Goal »
Search the material for the string "matplotlib", then return every line where it is found.

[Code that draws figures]
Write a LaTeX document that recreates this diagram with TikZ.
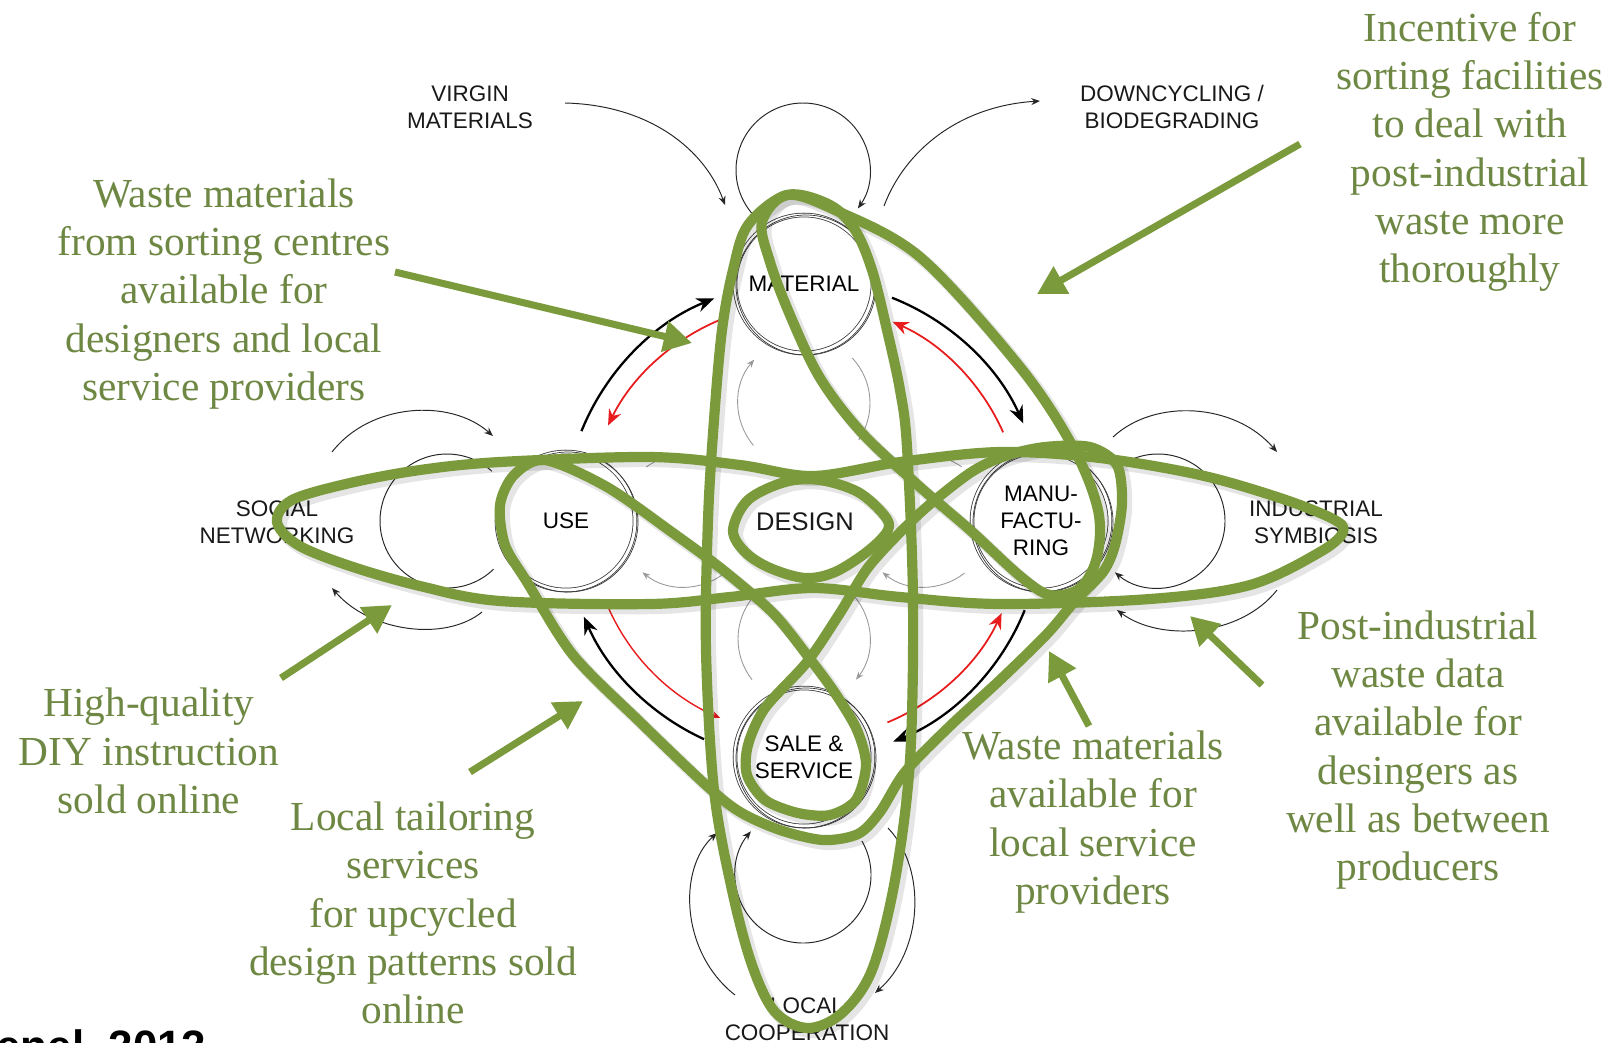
\documentclass[tikz,border=0pt]{standalone}
\usepackage{fontspec}
\setmainfont{Liberation Serif}
\newfontfamily\labelfont{Liberation Sans}
\usetikzlibrary{arrows.meta,calc}
\definecolor{gline}{RGB}{122,154,60}
\definecolor{gtext}{RGB}{110,136,68}
\definecolor{cline}{RGB}{55,55,55}
\definecolor{rline}{RGB}{232,28,28}
\begin{document}
\begin{tikzpicture}[x=0.02cm,y=-0.02cm,
  lbl/.style={font=\labelfont\fontsize{12.8}{15.2}\selectfont, align=center, text=black!90, inner sep=0pt},
  mainring/.style={circle, draw=cline, double, double distance=1.7pt, line width=0.45pt, minimum size=2.76cm, inner sep=0pt, align=center, font=\labelfont\fontsize{12.8}{15.2}\selectfont},
  gtxt/.style={font=\fontsize{23.5}{27.5}\selectfont, text=gtext, align=center, inner sep=0pt},
  blkarr/.style={draw=black, line width=1.3pt, -{Stealth[length=10pt,width=8pt]}},
  redarr/.style={draw=rline, line width=1pt, -{Stealth[length=9pt,width=7.5pt]}},
  redsmall/.style={draw=rline, line width=0.8pt, -{Stealth[length=5pt,width=4pt]}},
  thinarr/.style={draw=black!85, line width=0.55pt, -{Stealth[length=5pt,width=4pt]}},
  thinline/.style={draw=black!85, line width=0.55pt},
  grayline/.style={draw=black!40, line width=0.5pt},
  grayarr/.style={draw=black!40, line width=0.5pt, -{Stealth[length=4.5pt,width=3.5pt]}},
  gstroke/.style={draw=gline, line width=5.8pt, line cap=round, line join=round},
  gshadow/.style={draw=black, opacity=0.10, line width=7pt, line cap=round, line join=round},
  garrow/.style={draw=gline, line width=4pt, -{Triangle[length=16pt,width=17pt]}}
]
\useasboundingbox (0,0) rectangle (1612,1042);
\fill[white] (0,0) rectangle (1612,1042);

% ---------- centre and main rings ----------
\coordinate (C) at (804,521);
\node[mainring] (mat) at (804,284) {MATERIAL};
\node[mainring] (use) at (566,521) {USE};
\node[mainring] (manu) at (1041,521) {MANU-\\FACTU-\\RING};
\node[mainring] (sale) at (804,757) {SALE \&\\SERVICE};
\foreach \n in {mat,use,manu,sale}{
  \draw[draw=cline, line width=0.4pt] ($(\n.center)+(2,1)$) circle[radius=70];
}
\node[lbl, font=\labelfont\fontsize{14.5}{17}\selectfont] (design) at (805,522) {DESIGN};

% ---------- outer labels ----------
\node[lbl] (virgin) at (470,107) {VIRGIN\\MATERIALS};
\node[lbl] (down) at (1172,107) {DOWNCYCLING /\\BIODEGRADING};
\node[lbl] (social) at (277,522) {SOCIAL\\NETWORKING};
\node[lbl] (indus) at (1316,522) {INDUSTRIAL\\SYMBIOSIS};
\node[lbl] (local) at (807,1019) {LOCAL\\COOPERATION};

% ---------- outer loops ----------
\draw[thinarr] (803,170) ++(140:67) arc[start angle=140,end angle=395,radius=67];
\draw[thinarr] (803,875) ++(-30:68) arc[start angle=-30,end angle=220,radius=68];
\draw[thinarr] (1158,521) ++(230:67) arc[start angle=230,end angle=490,radius=67];
\draw[thinline] (447,521) ++(46:67) arc[start angle=46,end angle=312,radius=67];

% ---------- outer curved arrows ----------
\coordinate (vs) at (565,103); \coordinate (vt) at (725,205);
\draw[thinarr] (vs) .. controls (650,105) and (705,150) .. (vt);
\coordinate (ds) at (884,206); \coordinate (dt) at (1040,101);
\draw[thinarr] (ds) .. controls (905,150) and (960,106) .. (dt);
\coordinate (su1) at (332,452); \coordinate (su2) at (493,436);
\draw[thinarr] (su1) .. controls (370,403) and (450,398) .. (su2);
\coordinate (sl1) at (482,612); \coordinate (sl2) at (332,588);
\draw[thinarr] (sl1) .. controls (445,642) and (370,632) .. (sl2);
\coordinate (iu1) at (1113,437); \coordinate (iu2) at (1277,452);
\draw[thinarr] (iu1) .. controls (1155,398) and (1235,403) .. (iu2);
\coordinate (il1) at (1277,590); \coordinate (il2) at (1117,610);
\draw[thinarr] (il1) .. controls (1240,637) and (1160,642) .. (il2);
\coordinate (lc1) at (735,995); \coordinate (lc2) at (717,833);
\draw[thinarr] (lc1) .. controls (680,952) and (678,868) .. (lc2);
\coordinate (lc3) at (888,828); \coordinate (lc4) at (875,993);
\draw[thinarr] (lc3) .. controls (928,870) and (922,952) .. (lc4);

% ---------- inner grey loops ----------
\draw[grayarr] (804,403) ++(140:66) arc[start angle=140,end angle=221,radius=66];
\draw[grayline] (804,403) ++(-43:66) arc[start angle=-43,end angle=34,radius=66];
\draw[grayarr] (924,521) ++(52:66) arc[start angle=52,end angle=129,radius=66];
\draw[grayline] (924,521) ++(-125:66) arc[start angle=-125,end angle=-55,radius=66];
\draw[grayarr] (804,639) ++(-41:66) arc[start angle=-41,end angle=38,radius=66];
\draw[grayline] (804,639) ++(142:66) arc[start angle=142,end angle=219,radius=66];
\draw[grayarr] (684,521) ++(51:66) arc[start angle=51,end angle=129,radius=66];
\draw[grayline] (684,521) ++(-125:66) arc[start angle=-125,end angle=-55,radius=66];

% ---------- black and red cycle arrows ----------
\draw[blkarr] (C) ++(-158:240) arc[start angle=-158,end angle=-112,radius=240];
\draw[redarr] (C) ++(-112:218) arc[start angle=-112,end angle=-154,radius=218];
\draw[blkarr] (C) ++(-68.5:240) arc[start angle=-68.5,end angle=-24,radius=240];
\draw[redarr] (C) ++(-24:218) arc[start angle=-24,end angle=-66,radius=218];
\draw[blkarr] (C) ++(22:238) arc[start angle=22,end angle=68,radius=238];
\draw[redarr] (C) ++(67.5:218) arc[start angle=67.5,end angle=25,radius=218];
\draw[blkarr] (C) ++(114.6:240) arc[start angle=114.6,end angle=156.5,radius=240];
\draw[redsmall] (C) ++(157.6:214) arc[start angle=157.6,end angle=113,radius=214];

% ---------- green scribble ----------
\foreach \st/\d in {gshadow/4,gstroke/0}{
\begin{scope}[shift={(\d,\d)}]
% horizontal lens
\draw[\st] plot[smooth cycle, tension=0.55] coordinates {
 (277,522) (292,500) (350,483) (420,470) (500,462) (650,457) (740,465) (813,476)
 (900,462) (1000,452) (1100,458) (1200,475) (1280,498) (1333,519) (1343,532)
 (1320,552) (1250,585) (1150,599) (1000,604) (900,597) (813,588) (730,597)
 (650,604) (500,601) (420,586) (350,566) (298,545)};
% vertical lens
\draw[\st] plot[smooth cycle, tension=0.55] coordinates {
 (787,195) (830,205) (855,230) (872,270) (887,330) (900,390) (907,447) (913,600)
 (910,760) (895,880) (872,970) (842,1013) (808,1028) (775,1012) (752,965)
 (732,890) (714,790) (706,650) (708,520) (714,420) (722,330) (733,270) (748,225)};
% teardrop material -> manufacturing
\draw[\st] plot[smooth cycle, tension=0.55] coordinates {
 (787,195) (835,210) (920,257) (1020,367) (1073,447) (1098,510) (1097,557)
 (1080,588) (1050,595) (1020,576) (970,530) (920,487) (862,433) (820,378)
 (790,315) (770,262) (762,222)};
% pretzel use - sale - manufacturing
\draw[\st] plot[smooth cycle, tension=0.5] coordinates {
 (545,460) (607,487) (673,533) (723,570) (773,613) (807,655) (835,693)
 (857,730) (866,765) (856,800) (830,815) (798,813) (765,800) (747,775)
 (748,745) (765,708) (807,662) (840,613) (870,565) (920,513) (970,473)
 (1005,456) (1045,447) (1090,447) (1117,465) (1122,503) (1115,545) (1103,572)
 (1075,601) (1047,634) (1000,680) (950,726) (905,772) (880,812) (858,834)
 (823,840) (780,830) (740,812) (707,786) (640,722) (573,655) (527,582)
 (505,545) (500,505) (514,475)};
% design loop
\draw[\st] plot[smooth cycle, tension=0.55] coordinates {
 (733,530) (748,500) (785,482) (820,480) (858,492) (884,515) (888,530)
 (868,551) (835,572) (805,578) (770,568) (745,552)};
\end{scope}
}

% ---------- green pointers ----------
\coordinate (p1s) at (395,272); \coordinate (p1t) at (692,343);
\coordinate (p2s) at (1300,144); \coordinate (p2t) at (1037,294);
\coordinate (p3s) at (281,678); \coordinate (p3t) at (392,605);
\coordinate (p4s) at (470,772); \coordinate (p4t) at (583,701);
\coordinate (p5s) at (1089,726); \coordinate (p5t) at (1049,651);
\coordinate (p6s) at (1262,685); \coordinate (p6t) at (1190,616);
\foreach \i in {1,...,6}{ \draw[garrow] (p\i s) -- (p\i t); }

% ---------- green annotations ----------
\node[gtxt] (t1) at (224,294) {Waste materials\\from sorting centres\\available for\\designers and local\\service providers};
\node[gtxt] (t2) at (1470,152) {Incentive for\\sorting facilities\\to deal with\\post-industrial\\waste more\\thoroughly};
\node[gtxt] (t3) at (149,751) {High-quality\\DIY instruction\\sold online};
\node[gtxt] (t4) at (413,913) {Local tailoring\\services\\for upcycled\\design patterns sold\\online};
\node[gtxt] (t5) at (1093,822) {Waste materials\\available for\\local service\\providers};
\node[gtxt] (t6) at (1418,750) {Post-industrial\\waste data\\available for\\desingers as\\well as between\\producers};

% ---------- citation (cut by the lower edge) ----------
\node[font=\labelfont\bfseries\fontsize{25}{30}\selectfont, anchor=base west, inner sep=0pt] (cite) at (-4,1061) {enel, 2012};
\end{tikzpicture}
\end{document}
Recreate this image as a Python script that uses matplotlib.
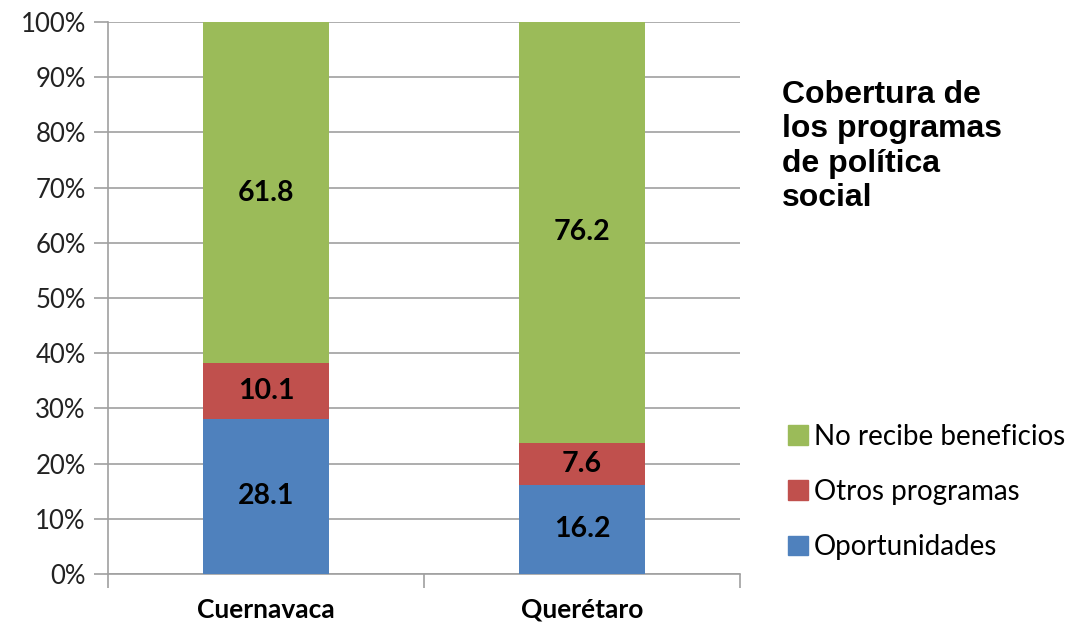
import matplotlib
matplotlib.use("Agg")
import matplotlib.pyplot as plt
from matplotlib.patches import Patch

categories = ["Cuernavaca", "Querétaro"]
series_names = ["Oportunidades", "Otros programas", "No recibe beneficios"]
oportunidades = [28.1, 16.2]
otros = [10.1, 7.6]
no_recibe = [61.8, 76.2]
colors = ["#4F81BD", "#C0504D", "#9BBB59"]
yticks = [0, 10, 20, 30, 40, 50, 60, 70, 80, 90, 100]
title = "Cobertura de\nlos programas\nde política\nsocial"

font = ["Lato", "DejaVu Sans"]
plt.rcParams["font.family"] = font

fig = plt.figure(figsize=(10.74, 6.26), dpi=100)
ax = fig.add_axes([108/1074, 1-574/626, (740-108)/1074, (574-22)/626])

x = list(range(len(categories)))
series = [oportunidades, otros, no_recibe]
bottom = [0.0]*len(categories)
for vals, c in zip(series, colors):
    ax.bar(x, vals, width=0.4, bottom=bottom, color=c, zorder=3)
    for xi, v, b in zip(x, vals, bottom):
        ax.text(xi, b + v/2, f"{v:.1f}", ha="center", va="center",
                fontsize=20.5, fontweight="bold", color="black", zorder=4)
    bottom = [b + v for b, v in zip(bottom, vals)]

ax.set_xlim(-0.5, 1.5)
ax.set_ylim(0, 100)
ax.set_yticks(yticks)
ax.set_yticklabels([f"{t}%" for t in yticks], fontsize=18.5, color="#222222")
ax.set_xticks(x)
ax.set_xticklabels(categories, fontsize=19, fontweight="bold")
ax.tick_params(axis="x", which="major", length=0, pad=17)
ax.set_xticks([-0.5, 0.5, 1.5], minor=True)
ax.tick_params(axis="x", which="minor", length=10, color="#A0A0A0", width=1.2)
ax.tick_params(axis="y", length=10, color="#A0A0A0", width=1.2, pad=6)
ax.grid(axis="y", color="#A0A0A0", linewidth=1.2, zorder=0)
for s in ["top", "right"]:
    ax.spines[s].set_visible(False)
for s in ["left", "bottom"]:
    ax.spines[s].set_color("#A0A0A0")
    ax.spines[s].set_linewidth(1.2)

fig.text(782/1074, 1-80/626, title, fontsize=23, fontweight="bold",
         family=["Liberation Sans", "DejaVu Sans"], va="top", ha="left",
         linespacing=1.19)

handles = [Patch(color=c) for c in colors[::-1]]
ax.legend(handles, series_names[::-1], loc="center left",
          bbox_to_anchor=(777/1074, 1-492/626), bbox_transform=fig.transFigure,
          frameon=False, fontsize=20, handlelength=0.72, handleheight=0.72,
          handletextpad=0.2, labelspacing=1.05, borderaxespad=0)

fig.savefig("out.png", dpi=100)
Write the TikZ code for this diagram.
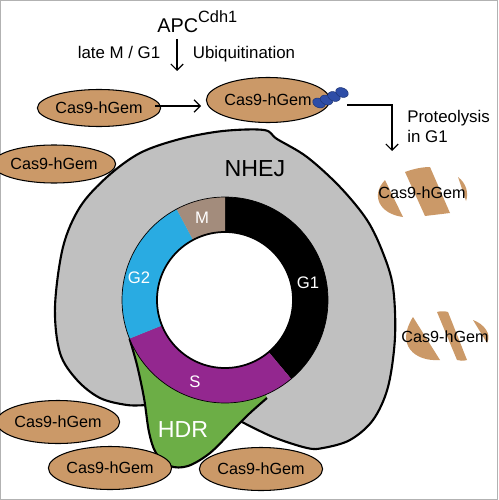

Correct output »
Recreate this image as a Python script that uses matplotlib.
import matplotlib
matplotlib.use("Agg")
import matplotlib.pyplot as plt
from matplotlib.patches import Patch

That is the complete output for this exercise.